-- Start of Data provided --

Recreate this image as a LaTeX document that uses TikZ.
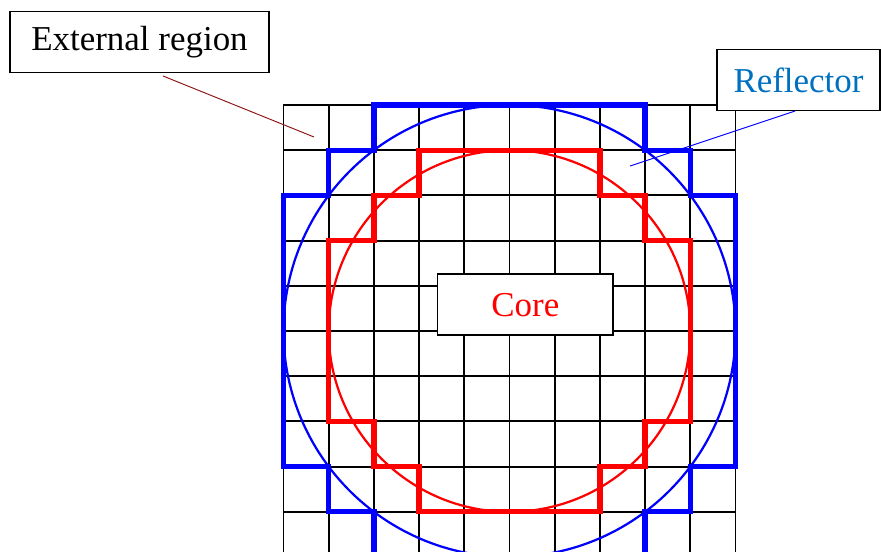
\documentclass[tikz,border=0pt]{standalone}
\usepackage{fontspec}
\setmainfont{Liberation Serif}
\definecolor{reflblue}{RGB}{0,112,192}
\definecolor{extred}{RGB}{140,20,20}
\begin{document}
\begin{tikzpicture}[
  gridline/.style={line width=1.2pt, black},
  stair/.style={line width=3.3pt, line join=miter, line cap=rect},
  circ/.style={line width=1.4pt},
  label/.style={draw=black, line width=1.1pt, fill=white, font=\fontsize{22}{26}\selectfont, inner sep=0pt, minimum height=1.35cm},
  lead/.style={line width=0.6pt}
]
\useasboundingbox (-11.272,-4.889) rectangle (8.219,7.323);
\clip (-11.272,-4.889) rectangle (8.219,7.323);
% grid
\draw[gridline] (-5,-5) grid (5,5);
% circles
\draw[circ, red] (0,0) circle (4);
\draw[circ, blue] (0,0) circle (5);
% red staircase
\draw[stair, red] (-2,4) -- (2,4) -- (2,3) -- (3,3) -- (3,2) -- (4,2) -- (4,-2) -- (3,-2) -- (3,-3) -- (2,-3) -- (2,-4) -- (-2,-4) -- (-2,-3) -- (-3,-3) -- (-3,-2) -- (-4,-2) -- (-4,2) -- (-3,2) -- (-3,3) -- (-2,3) -- cycle;
% blue staircase
\draw[stair, blue] (-3,5) -- (3,5) -- (3,4) -- (4,4) -- (4,3) -- (5,3) -- (5,-3) -- (4,-3) -- (4,-4) -- (3,-4) -- (3,-5) -- (-3,-5) -- (-3,-4) -- (-4,-4) -- (-4,-3) -- (-5,-3) -- (-5,3) -- (-4,3) -- (-4,4) -- (-3,4) -- cycle;
% labels
\node[label, minimum width=3.89cm, text=red] (core) at (0.350,0.582) {Core};
\node[label, minimum width=5.73cm] (ext) at (-8.186,6.394) {External region};
\node[label, minimum width=3.606cm, text=reflblue] (refl) at (6.394,5.553) {Reflector};
% leader lines
\coordinate (exta) at (-7.666,5.642);
\coordinate (extb) at (-4.325,4.292);
\coordinate (refla) at (6.316,4.867);
\coordinate (reflb) at (2.666,3.650);
\draw[lead, extred] (exta) -- (extb);
\draw[lead, blue] (refla) -- (reflb);
\end{tikzpicture}
\end{document}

-- End of Data provided --

__Work to complete__. Restate the full listing verbatim and drop every picture.

__Task response__.
Recreate this image as a LaTeX document that uses TikZ.
\documentclass[tikz,border=0pt]{standalone}
\usepackage{fontspec}
\setmainfont{Liberation Serif}
\definecolor{reflblue}{RGB}{0,112,192}
\definecolor{extred}{RGB}{140,20,20}
\begin{document}
\begin{tikzpicture}[
  gridline/.style={line width=1.2pt, black},
  stair/.style={line width=3.3pt, line join=miter, line cap=rect},
  circ/.style={line width=1.4pt},
  label/.style={draw=black, line width=1.1pt, fill=white, font=\fontsize{22}{26}\selectfont, inner sep=0pt, minimum height=1.35cm},
  lead/.style={line width=0.6pt}
]
\useasboundingbox (-11.272,-4.889) rectangle (8.219,7.323);
\clip (-11.272,-4.889) rectangle (8.219,7.323);
% grid
\draw[gridline] (-5,-5) grid (5,5);
% circles
\draw[circ, red] (0,0) circle (4);
\draw[circ, blue] (0,0) circle (5);
% red staircase
\draw[stair, red] (-2,4) -- (2,4) -- (2,3) -- (3,3) -- (3,2) -- (4,2) -- (4,-2) -- (3,-2) -- (3,-3) -- (2,-3) -- (2,-4) -- (-2,-4) -- (-2,-3) -- (-3,-3) -- (-3,-2) -- (-4,-2) -- (-4,2) -- (-3,2) -- (-3,3) -- (-2,3) -- cycle;
% blue staircase
\draw[stair, blue] (-3,5) -- (3,5) -- (3,4) -- (4,4) -- (4,3) -- (5,3) -- (5,-3) -- (4,-3) -- (4,-4) -- (3,-4) -- (3,-5) -- (-3,-5) -- (-3,-4) -- (-4,-4) -- (-4,-3) -- (-5,-3) -- (-5,3) -- (-4,3) -- (-4,4) -- (-3,4) -- cycle;
% labels
\node[label, minimum width=3.89cm, text=red] (core) at (0.350,0.582) {Core};
\node[label, minimum width=5.73cm] (ext) at (-8.186,6.394) {External region};
\node[label, minimum width=3.606cm, text=reflblue] (refl) at (6.394,5.553) {Reflector};
% leader lines
\coordinate (exta) at (-7.666,5.642);
\coordinate (extb) at (-4.325,4.292);
\coordinate (refla) at (6.316,4.867);
\coordinate (reflb) at (2.666,3.650);
\draw[lead, extred] (exta) -- (extb);
\draw[lead, blue] (refla) -- (reflb);
\end{tikzpicture}
\end{document}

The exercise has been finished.